The climax of this exhibition comes (somewhat predictably) with Twombly’s famous series of paintings which depict the changing seasons, Quattro Stagionio. However, Twombly's masterpieces wholeheartedly deserve their place at the finale of this exhibition and are interestingly placed in comparison with photographic replications of Poussin's similar series: The Four Seasons. Twombly's paintings loosely follow the traditional character of each season and age, as aptly set forth in Keat's poem The Human Seasons: Spring is lusty, summer sensual, autumn content to be idle, winter sees death approaching. Whilst Primavera (spring) features energetic strokes of red and yellow that create a suitably uplifting sense of vitality and new life, Estate (summer) is much more mellow with its use of whites, creams and yellows which lean towards both the peace and tranquillity associated with a lazy summer afternoon, but also I would argue, with the notion of a stifling and oppressive heat represented by the presence of a white mist across the painting. Autonno (autumn) is like Primavera with its exuberant use of rich colours, except this time there are a whole multitude of new colours such as browns, greens and purples, which (presented as they are alongside the bare branches Twombly has also painted) create a vivid sense that autumn is the season when nature is stripped of its colour. The grapes which feature to the left of the canvas relate specifically to the wine festival of Bassanio and echo Poussin's similar depiction of grapes in his Autumn canvas. Twombly's Inverno (winter) also alludes to Poussin's earlier representation of the seasons, through its depiction of curved, boat-like forms in black paint. According to Nicholas Cullinan and Simon Bolitho, "Inverno is the most sparse of all Twombly's seasons, with words disappearing beneath a mist of translucent white paint, and the gathering darkness relieved only by flares of yellow and green paint." I would argue though that the flares of yellow and green paint hardly serve to "relieve" the gathering darkness and that Twombly's depiction of winter is thoroughly bleak and unforgiving. 

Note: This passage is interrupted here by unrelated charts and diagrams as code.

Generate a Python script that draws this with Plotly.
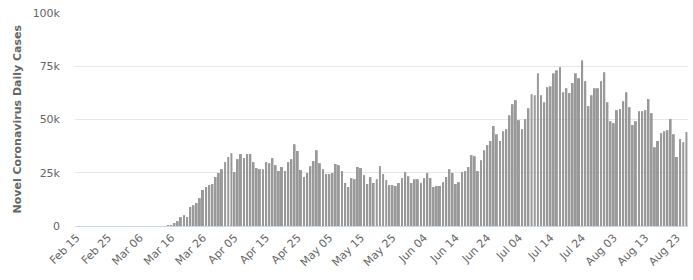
import pandas as pd
import plotly.graph_objects as go

# Categories: daily dates Feb 15 - Aug 26 (2020)
dates = pd.date_range("2020-02-15", "2020-08-26", freq="D")
categories = [d.strftime("%b %d") for d in dates]

# Daily new cases (values too small to show are 0)
feb_values = [0, 0, 0, 0, 0, 0, 0, 0, 0, 0, 0, 0, 0, 0, 0]
mar_early_values = [0, 0, 0, 0, 0, 0, 0, 0, 0, 0, 0, 0, 0, 0]
mar_apr_values = [400, 450, 1400, 2300, 4200, 5100, 4200, 8900, 9800, 10800,
                  13100, 16900, 18300, 19200, 19700, 23000, 24900, 26700, 30000, 32400,
                  34200, 25300, 31400, 33800, 31900, 33800, 33800, 30000, 27200, 26700,
                  26700, 30000, 29500, 31900, 28600, 25800, 27700, 25800, 30000, 31400,
                  38400, 35200, 26300, 23000, 24900, 28100, 30500, 35600, 29500, 26700]
may_jun_values = [24400, 24400, 24900, 29100, 28600, 25800, 20200, 18300, 22500, 22000,
                  27700, 27200, 23900, 19700, 23000, 20200, 22000, 28100, 24400, 21600,
                  19200, 19200, 18800, 20200, 22500, 25300, 23400, 20200, 22000, 22000,
                  20200, 22500, 24900, 22500, 18300, 18800, 18800, 20600, 23000, 26700,
                  24900, 19700, 20600, 25300, 25800, 27700, 33300, 32800, 25800, 30900]
jul_aug_values = [35600, 38000, 39900, 46900, 43100, 39900, 44500, 45500, 52000, 57200,
                  59100, 49700, 45500, 50200, 55300, 61900, 61400, 71700, 61400, 58100,
                  65200, 65600, 71700, 73100, 74600, 62800, 64700, 62400, 67100, 71700,
                  69400, 77800, 68000, 56300, 61400, 64700, 64700, 68000, 72200, 58100,
                  49200, 48300, 54400, 54900, 58600, 62800, 55800, 47400, 49200, 53900,
                  53900, 54400, 59600, 53000, 37000, 39900, 43600, 44500, 45000, 50200,
                  43100, 32400, 40800, 39400, 44100]
daily_cases = feb_values + mar_early_values + mar_apr_values + may_jun_values + jul_aug_values

y_tick_vals = [0, 25000, 50000, 75000, 100000]
y_tick_text = ["0", "25k", "50k", "75k", "100k"]
x_tick_vals = categories[::10]

n = min(len(categories), len(daily_cases))
categories = categories[:n]
daily_cases = daily_cases[:n]

FONT = "DejaVu Sans"

fig = go.Figure(
    go.Bar(
        x=categories,
        y=daily_cases,
        marker=dict(color="#999999", line=dict(width=0)),
        hoverinfo="x+y",
    )
)

fig.update_layout(
    width=693,
    height=280,
    margin=dict(l=75, r=5, t=13, b=54),
    paper_bgcolor="white",
    plot_bgcolor="white",
    bargap=0.37,
    showlegend=False,
    font=dict(family=FONT, size=11, color="#666666"),
)

fig.update_xaxes(
    type="category",
    categoryorder="array",
    categoryarray=categories,
    range=[-0.5, n - 0.5],
    tickmode="array",
    tickvals=x_tick_vals,
    ticktext=x_tick_vals,
    tickangle=-45,
    showgrid=False,
    showline=True,
    linecolor="#ccd6eb",
    linewidth=1,
    ticks="",
    tickfont=dict(family=FONT, size=11, color="#666666"),
    fixedrange=True,
)

fig.update_yaxes(
    range=[0, 100000],
    tickmode="array",
    tickvals=y_tick_vals,
    ticktext=y_tick_text,
    showgrid=True,
    gridcolor="#e6e6e6",
    gridwidth=1,
    zeroline=False,
    showline=False,
    ticks="",
    ticklabelstandoff=14,
    tickfont=dict(family=FONT, size=11, color="#666666"),
    fixedrange=True,
)

fig.add_annotation(
    text="<b>Novel Coronavirus Daily Cases</b>",
    textangle=-90,
    xref="paper", yref="paper",
    x=(17 - 75) / (693 - 80), y=0.5,
    xanchor="center", yanchor="middle",
    showarrow=False,
    font=dict(family=FONT, size=11, color="#666666"),
)

fig.write_html("out.html", config={"displayModeBar": False})
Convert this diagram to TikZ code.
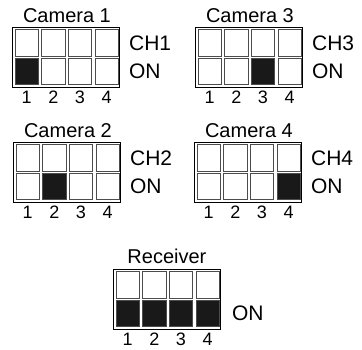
\documentclass[tikz,border=0pt]{standalone}
\usepackage{fontspec}
\setmainfont{Liberation Sans}
\usetikzlibrary{positioning,calc}

\tikzset{
    swbox/.style={draw=black, line width=0.9pt, minimum width=107pt, minimum height=60pt, inner sep=0pt},
    cell/.style={draw=black!70, line width=0.7pt, minimum width=23.5pt, minimum height=26.5pt, inner sep=0pt},
    oncell/.style={cell, fill=black!90},
    title/.style={font=\fontsize{20}{20}\selectfont, inner sep=0pt},
    side/.style={font=\fontsize{21}{21}\selectfont, inner sep=0pt, anchor=west},
    digit/.style={font=\fontsize{18}{18}\selectfont, inner sep=0pt}
}

% one DIP switch block: name, top-left corner, switches set to ON
\newcommand{\dipsw}[3]{%
    \node[swbox, anchor=north west] (#1) at (#2) {};
    \foreach \k in {1,...,4} {
        \node[cell, anchor=north west] (#1-up-\k) at ($(#1.north west)+({2.5+(\k-1)*26.7},2.5)$) {};
        \node[cell, anchor=north west] (#1-dn-\k) at ($(#1.north west)+({2.5+(\k-1)*26.7},31)$) {};
        \node[digit, anchor=north] (#1-n-\k) at ($(#1-dn-\k.south |- #1.south)+(0,3)$) {\k};
    }
    \foreach \k in {#3}
        \node[oncell, anchor=north west] at (#1-dn-\k.north west) {};
}

\begin{document}
\begin{tikzpicture}[x=1pt,y=-1pt]
    \useasboundingbox (0,0) rectangle (362,350);

    \dipsw{cam1}{12,27}{1}
    \dipsw{cam3}{195,27}{3}
    \dipsw{cam2}{13,142}{2}
    \dipsw{cam4}{194,142}{4}
    \dipsw{rcv}{113,269}{1,2,3,4}

    % titles
    \node[title, anchor=south] (t1) at ($(cam1.north)+(1,-4)$) {Camera 1};
    \node[title, anchor=south] (t3) at ($(cam3.north)+(1,-4)$) {Camera 3};
    \node[title, anchor=south] (t2) at ($(cam2.north)+(1,-4)$) {Camera 2};
    \node[title, anchor=south] (t4) at ($(cam4.north)+(1,-4)$) {Camera 4};
    \node[title, anchor=south] (tr) at ($(rcv.north)+(0,-5)$) {Receiver};

    % channel and ON labels
    \node[side] (ch1) at ($(cam1.east |- cam1-up-4.center)+(9,0)$) {CH1};
    \node[side] (on1) at ($(cam1.east |- cam1-dn-4.center)+(9,0)$) {ON};
    \node[side] (ch3) at ($(cam3.east |- cam3-up-4.center)+(9,0)$) {CH3};
    \node[side] (on3) at ($(cam3.east |- cam3-dn-4.center)+(9,0)$) {ON};
    \node[side] (ch2) at ($(cam2.east |- cam2-up-4.center)+(9,0)$) {CH2};
    \node[side] (on2) at ($(cam2.east |- cam2-dn-4.center)+(9,0)$) {ON};
    \node[side] (ch4) at ($(cam4.east |- cam4-up-4.center)+(9,0)$) {CH4};
    \node[side] (on4) at ($(cam4.east |- cam4-dn-4.center)+(9,0)$) {ON};
    \node[side] (onr) at ($(rcv.east |- rcv-dn-4.center)+(11,0)$) {ON};
\end{tikzpicture}
\end{document}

Whilst the artistic style of Nicholas Poussin and Cy Twombly could hardly be more different; the subject matter and inspirations of both artists, were remarkably similar. Lubbock acknowledges that Poussin's paintings of "high" subjects from the Bible; mythology, ancient history and epic poetry "were images for private study, for an intellectual elite, not for church and state. But their patient deliberation can accumulate a massive force." Classical references aside, Twombly's highly abstract work which frequently features undecipherable scrawls, can be hard to understand at times. However, this ingenious positioning of Twombly's work alongside Poussin's, allows the work of the American artist to be understood and viewed in a thoroughly, original and informative context.